╭──
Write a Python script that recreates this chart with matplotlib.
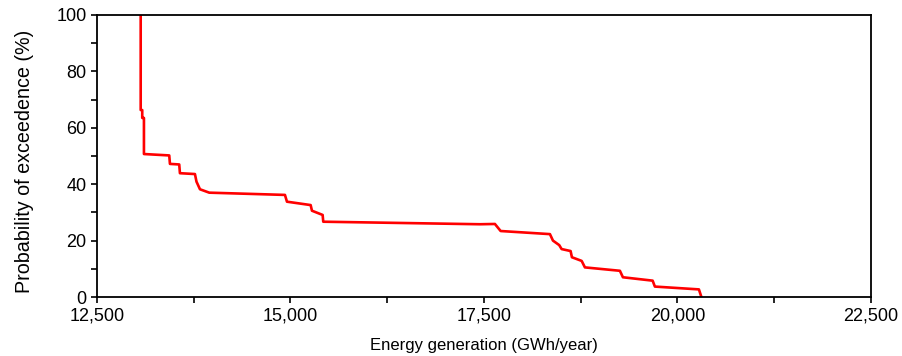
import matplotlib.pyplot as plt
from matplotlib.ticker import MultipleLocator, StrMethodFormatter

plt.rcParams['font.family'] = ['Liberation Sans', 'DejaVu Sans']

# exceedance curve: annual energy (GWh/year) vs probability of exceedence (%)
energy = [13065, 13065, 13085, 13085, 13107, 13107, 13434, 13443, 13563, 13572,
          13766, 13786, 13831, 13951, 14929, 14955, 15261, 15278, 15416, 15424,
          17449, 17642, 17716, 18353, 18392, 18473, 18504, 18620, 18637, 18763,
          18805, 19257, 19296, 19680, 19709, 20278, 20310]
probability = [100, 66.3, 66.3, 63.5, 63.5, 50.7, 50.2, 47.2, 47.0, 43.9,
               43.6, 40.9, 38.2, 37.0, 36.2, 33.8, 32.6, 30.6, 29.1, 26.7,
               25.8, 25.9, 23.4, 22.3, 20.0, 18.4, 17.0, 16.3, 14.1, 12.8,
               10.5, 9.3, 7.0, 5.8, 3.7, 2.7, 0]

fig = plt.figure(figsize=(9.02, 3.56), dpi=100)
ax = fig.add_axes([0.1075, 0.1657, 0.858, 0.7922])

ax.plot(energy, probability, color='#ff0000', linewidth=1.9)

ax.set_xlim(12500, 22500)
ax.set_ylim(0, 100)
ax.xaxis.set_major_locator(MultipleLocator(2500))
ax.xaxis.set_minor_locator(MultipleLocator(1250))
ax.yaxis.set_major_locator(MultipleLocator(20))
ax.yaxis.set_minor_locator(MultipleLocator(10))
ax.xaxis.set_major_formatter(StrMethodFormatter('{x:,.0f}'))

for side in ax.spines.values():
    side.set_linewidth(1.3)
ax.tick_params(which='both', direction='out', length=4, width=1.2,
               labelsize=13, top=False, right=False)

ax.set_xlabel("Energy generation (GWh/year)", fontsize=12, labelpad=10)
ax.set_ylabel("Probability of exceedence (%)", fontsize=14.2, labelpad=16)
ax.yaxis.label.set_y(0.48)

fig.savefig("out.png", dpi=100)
╰──
**What to work on:**
Copy every line of the data exactly as written, excluding the pictures.

**Finished answer:**
Write a Python script that recreates this chart with matplotlib.
import matplotlib.pyplot as plt
from matplotlib.ticker import MultipleLocator, StrMethodFormatter

plt.rcParams['font.family'] = ['Liberation Sans', 'DejaVu Sans']

# exceedance curve: annual energy (GWh/year) vs probability of exceedence (%)
energy = [13065, 13065, 13085, 13085, 13107, 13107, 13434, 13443, 13563, 13572,
          13766, 13786, 13831, 13951, 14929, 14955, 15261, 15278, 15416, 15424,
          17449, 17642, 17716, 18353, 18392, 18473, 18504, 18620, 18637, 18763,
          18805, 19257, 19296, 19680, 19709, 20278, 20310]
probability = [100, 66.3, 66.3, 63.5, 63.5, 50.7, 50.2, 47.2, 47.0, 43.9,
               43.6, 40.9, 38.2, 37.0, 36.2, 33.8, 32.6, 30.6, 29.1, 26.7,
               25.8, 25.9, 23.4, 22.3, 20.0, 18.4, 17.0, 16.3, 14.1, 12.8,
               10.5, 9.3, 7.0, 5.8, 3.7, 2.7, 0]

fig = plt.figure(figsize=(9.02, 3.56), dpi=100)
ax = fig.add_axes([0.1075, 0.1657, 0.858, 0.7922])

ax.plot(energy, probability, color='#ff0000', linewidth=1.9)

ax.set_xlim(12500, 22500)
ax.set_ylim(0, 100)
ax.xaxis.set_major_locator(MultipleLocator(2500))
ax.xaxis.set_minor_locator(MultipleLocator(1250))
ax.yaxis.set_major_locator(MultipleLocator(20))
ax.yaxis.set_minor_locator(MultipleLocator(10))
ax.xaxis.set_major_formatter(StrMethodFormatter('{x:,.0f}'))

for side in ax.spines.values():
    side.set_linewidth(1.3)
ax.tick_params(which='both', direction='out', length=4, width=1.2,
               labelsize=13, top=False, right=False)

ax.set_xlabel("Energy generation (GWh/year)", fontsize=12, labelpad=10)
ax.set_ylabel("Probability of exceedence (%)", fontsize=14.2, labelpad=16)
ax.yaxis.label.set_y(0.48)

fig.savefig("out.png", dpi=100)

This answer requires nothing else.